### Short exercise:
Quote all of the data exactly as given. Skip every picture it contains.

### Collected material:

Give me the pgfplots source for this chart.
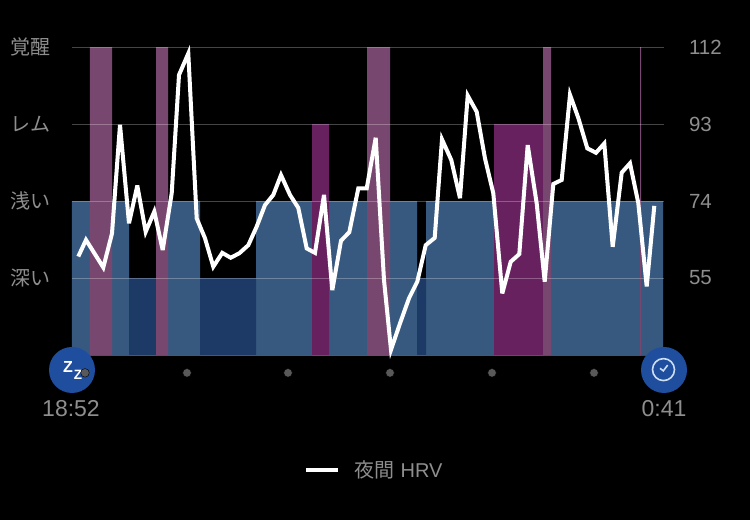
\documentclass[border=0pt]{standalone}
\usepackage{pgfplots}
\usepackage{pgfplotstable}
\usepackage{fontspec}
\pgfplotsset{compat=1.18}
\setmainfont{Liberation Sans}
\newfontfamily\cjk{Noto Sans CJK JP}
\definecolor{lightblue}{HTML}{38597F}
\definecolor{darkblue}{HTML}{1D3A67}
\definecolor{awake}{HTML}{78476F}
\definecolor{rem}{HTML}{66215E}
\definecolor{txt}{HTML}{8E8E8E}
\definecolor{badge}{HTML}{1F4E9F}
\pgfplotstableread{
x hrv
78.3 60.3
86 64.4
103.3 57.6
112 66.0
120 92.8
129 68.5
137.3 77.8
145.7 66.4
154.3 71.4
162.7 61.9
171.7 75.9
179 105.1
188.3 110.4
196.7 69.7
205 64.8
213.3 57.8
222.3 61.2
230.7 60.0
239.3 61.1
248.3 63.1
256.7 67.7
265 73.0
273.3 75.5
281 80.4
290 75.5
298.3 72.3
306.7 62.3
315 61.2
324 75.5
332.3 52.0
341 64.2
349.3 66.3
358.3 77.1
366.7 77.1
375.7 89.6
384 54.5
391 37.3
400 43.8
409 50.0
417.3 54.1
425.7 63.1
434.7 64.9
442 89.2
451.3 84.1
460 74.7
467.7 100.0
476.7 96.0
485 84.5
493.3 75.9
502.3 51.2
510.7 59.0
519.3 60.9
527.7 87.8
536.7 73.4
544.7 54.1
553.3 78.2
561.7 79.2
570 100.2
578.3 94.5
587.3 87.0
596 85.9
604.3 88.2
612.7 62.7
621.7 81.0
630 83.3
638.3 73.5
646.7 52.9
654.3 72.8
}\hrvdata
\begin{document}
\begin{tikzpicture}[x=1pt,y=1pt]
\fill[black] (0,0) rectangle (750,520);
\begin{axis}[
  at={(72pt,165pt)}, anchor=south west,
  scale only axis, width=592pt, height=308pt,
  xmin=72, xmax=664, ymin=36, ymax=112,
  clip=false, axis on top,
  axis line style={draw=none},
  xtick=\empty,
  ytick={55,74,93,112},
  ymajorgrids,
  grid style={white,opacity=0.27,line width=1pt},
  major tick length=0pt,
  ticklabel pos=right,
  yticklabel style={font=\fontsize{20.5}{24}\selectfont,text=txt,anchor=west,xshift=21.5pt,/pgf/number format/assume math mode=true},
  legend style={at={(0.392,-0.373)},anchor=west,draw=none,fill=none,text=txt,font=\fontsize{20}{24}\selectfont,inner sep=0pt,outer sep=0pt,nodes={inner sep=0pt}},
  legend cell align=left,
  legend image code/.code={\draw[#1] (0pt,0pt) -- (32pt,0pt);},
  /tikz/every even column/.append style={column sep=0pt},
]
% sleep stages: level held from each x to the next
\addplot[const plot,fill=lightblue,draw=none,forget plot] coordinates {(72,74)(90,36)(112,74)(129,36)(168,74)(200,36)(256,74)(312,36)(329,74)(367,36)(390,74)(417,36)(426,74)(494,36)(551,74)(663,36)} \closedcycle;
\addplot[const plot,fill=darkblue,draw=none,forget plot] coordinates {(129,55)(156,36)(200,55)(256,36)(417,55)(426,36)} \closedcycle;
\addplot[const plot,fill=rem,draw=none,forget plot] coordinates {(312,93)(329,36)(494,93)(543,36)} \closedcycle;
\addplot[const plot,fill=awake,draw=none,forget plot] coordinates {(90,112)(112,36)(156,112)(168,36)(367,112)(390,36)(543,112)(551,36)(640,112)(641.2,36)} \closedcycle;
\addplot[white,opacity=0.27,line width=1pt,forget plot] coordinates {(72,36)(664,36)};
% night HRV
\addplot[white,line width=4pt,miter limit=5] table[x=x,y=hrv] {\hrvdata};
\addlegendentry{\hspace{14.5pt}\cjk 夜間\hspace{6pt}\rmfamily HRV}
% badges
\fill[badge] (axis cs:72,32.3) circle[radius=23pt];
\fill[badge] (axis cs:664,32.3) circle[radius=23pt];
\node[white,font=\fontsize{16}{16}\selectfont\bfseries,inner sep=0pt] at (axis cs:68,33.0) {Z};
\node[white,font=\fontsize{13.5}{14}\selectfont\bfseries,inner sep=0pt] at (axis cs:78,31.2) {Z};
\draw[color={rgb,255:red,205;green,222;blue,245},line width=1.6pt] (axis cs:663.5,32.4) circle[radius=11pt];
\draw[color={rgb,255:red,205;green,222;blue,245},line width=1.6pt] (axis cs:660,32.7) -- (axis cs:663.3,32.1) -- (axis cs:667.7,33.5);
% timeline dots
\addplot[only marks,mark=*,mark size=4.3pt,mark options={draw=none,fill=black!65!white},forget plot] coordinates {(85,31.6)(187,31.6)(288,31.6)(390,31.6)(492,31.6)(594,31.6)};
% labels
\node[text=txt,font=\cjk\fontsize{20}{22}\selectfont] at (axis cs:30.5,112) {覚醒};
\node[text=txt,font=\cjk\fontsize{20}{22}\selectfont] at (axis cs:30.5,93) {レム};
\node[text=txt,font=\cjk\fontsize{20}{22}\selectfont] at (axis cs:30.5,74) {浅い};
\node[text=txt,font=\cjk\fontsize{20}{22}\selectfont] at (axis cs:30.5,55) {深い};
\node[text=txt,font=\fontsize{23}{24}\selectfont] at (axis cs:71,22.7) {18:52};
\node[text=txt,font=\fontsize{23}{24}\selectfont] at (axis cs:664,22.7) {0:41};
\end{axis}
\path (0,0) rectangle (750,520);
\end{tikzpicture}
\end{document}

### Finished task:
Give me the pgfplots source for this chart.
\documentclass[border=0pt]{standalone}
\usepackage{pgfplots}
\usepackage{pgfplotstable}
\usepackage{fontspec}
\pgfplotsset{compat=1.18}
\setmainfont{Liberation Sans}
\newfontfamily\cjk{Noto Sans CJK JP}
\definecolor{lightblue}{HTML}{38597F}
\definecolor{darkblue}{HTML}{1D3A67}
\definecolor{awake}{HTML}{78476F}
\definecolor{rem}{HTML}{66215E}
\definecolor{txt}{HTML}{8E8E8E}
\definecolor{badge}{HTML}{1F4E9F}
\pgfplotstableread{
x hrv
78.3 60.3
86 64.4
103.3 57.6
112 66.0
120 92.8
129 68.5
137.3 77.8
145.7 66.4
154.3 71.4
162.7 61.9
171.7 75.9
179 105.1
188.3 110.4
196.7 69.7
205 64.8
213.3 57.8
222.3 61.2
230.7 60.0
239.3 61.1
248.3 63.1
256.7 67.7
265 73.0
273.3 75.5
281 80.4
290 75.5
298.3 72.3
306.7 62.3
315 61.2
324 75.5
332.3 52.0
341 64.2
349.3 66.3
358.3 77.1
366.7 77.1
375.7 89.6
384 54.5
391 37.3
400 43.8
409 50.0
417.3 54.1
425.7 63.1
434.7 64.9
442 89.2
451.3 84.1
460 74.7
467.7 100.0
476.7 96.0
485 84.5
493.3 75.9
502.3 51.2
510.7 59.0
519.3 60.9
527.7 87.8
536.7 73.4
544.7 54.1
553.3 78.2
561.7 79.2
570 100.2
578.3 94.5
587.3 87.0
596 85.9
604.3 88.2
612.7 62.7
621.7 81.0
630 83.3
638.3 73.5
646.7 52.9
654.3 72.8
}\hrvdata
\begin{document}
\begin{tikzpicture}[x=1pt,y=1pt]
\fill[black] (0,0) rectangle (750,520);
\begin{axis}[
  at={(72pt,165pt)}, anchor=south west,
  scale only axis, width=592pt, height=308pt,
  xmin=72, xmax=664, ymin=36, ymax=112,
  clip=false, axis on top,
  axis line style={draw=none},
  xtick=\empty,
  ytick={55,74,93,112},
  ymajorgrids,
  grid style={white,opacity=0.27,line width=1pt},
  major tick length=0pt,
  ticklabel pos=right,
  yticklabel style={font=\fontsize{20.5}{24}\selectfont,text=txt,anchor=west,xshift=21.5pt,/pgf/number format/assume math mode=true},
  legend style={at={(0.392,-0.373)},anchor=west,draw=none,fill=none,text=txt,font=\fontsize{20}{24}\selectfont,inner sep=0pt,outer sep=0pt,nodes={inner sep=0pt}},
  legend cell align=left,
  legend image code/.code={\draw[#1] (0pt,0pt) -- (32pt,0pt);},
  /tikz/every even column/.append style={column sep=0pt},
]
% sleep stages: level held from each x to the next
\addplot[const plot,fill=lightblue,draw=none,forget plot] coordinates {(72,74)(90,36)(112,74)(129,36)(168,74)(200,36)(256,74)(312,36)(329,74)(367,36)(390,74)(417,36)(426,74)(494,36)(551,74)(663,36)} \closedcycle;
\addplot[const plot,fill=darkblue,draw=none,forget plot] coordinates {(129,55)(156,36)(200,55)(256,36)(417,55)(426,36)} \closedcycle;
\addplot[const plot,fill=rem,draw=none,forget plot] coordinates {(312,93)(329,36)(494,93)(543,36)} \closedcycle;
\addplot[const plot,fill=awake,draw=none,forget plot] coordinates {(90,112)(112,36)(156,112)(168,36)(367,112)(390,36)(543,112)(551,36)(640,112)(641.2,36)} \closedcycle;
\addplot[white,opacity=0.27,line width=1pt,forget plot] coordinates {(72,36)(664,36)};
% night HRV
\addplot[white,line width=4pt,miter limit=5] table[x=x,y=hrv] {\hrvdata};
\addlegendentry{\hspace{14.5pt}\cjk 夜間\hspace{6pt}\rmfamily HRV}
% badges
\fill[badge] (axis cs:72,32.3) circle[radius=23pt];
\fill[badge] (axis cs:664,32.3) circle[radius=23pt];
\node[white,font=\fontsize{16}{16}\selectfont\bfseries,inner sep=0pt] at (axis cs:68,33.0) {Z};
\node[white,font=\fontsize{13.5}{14}\selectfont\bfseries,inner sep=0pt] at (axis cs:78,31.2) {Z};
\draw[color={rgb,255:red,205;green,222;blue,245},line width=1.6pt] (axis cs:663.5,32.4) circle[radius=11pt];
\draw[color={rgb,255:red,205;green,222;blue,245},line width=1.6pt] (axis cs:660,32.7) -- (axis cs:663.3,32.1) -- (axis cs:667.7,33.5);
% timeline dots
\addplot[only marks,mark=*,mark size=4.3pt,mark options={draw=none,fill=black!65!white},forget plot] coordinates {(85,31.6)(187,31.6)(288,31.6)(390,31.6)(492,31.6)(594,31.6)};
% labels
\node[text=txt,font=\cjk\fontsize{20}{22}\selectfont] at (axis cs:30.5,112) {覚醒};
\node[text=txt,font=\cjk\fontsize{20}{22}\selectfont] at (axis cs:30.5,93) {レム};
\node[text=txt,font=\cjk\fontsize{20}{22}\selectfont] at (axis cs:30.5,74) {浅い};
\node[text=txt,font=\cjk\fontsize{20}{22}\selectfont] at (axis cs:30.5,55) {深い};
\node[text=txt,font=\fontsize{23}{24}\selectfont] at (axis cs:71,22.7) {18:52};
\node[text=txt,font=\fontsize{23}{24}\selectfont] at (axis cs:664,22.7) {0:41};
\end{axis}
\path (0,0) rectangle (750,520);
\end{tikzpicture}
\end{document}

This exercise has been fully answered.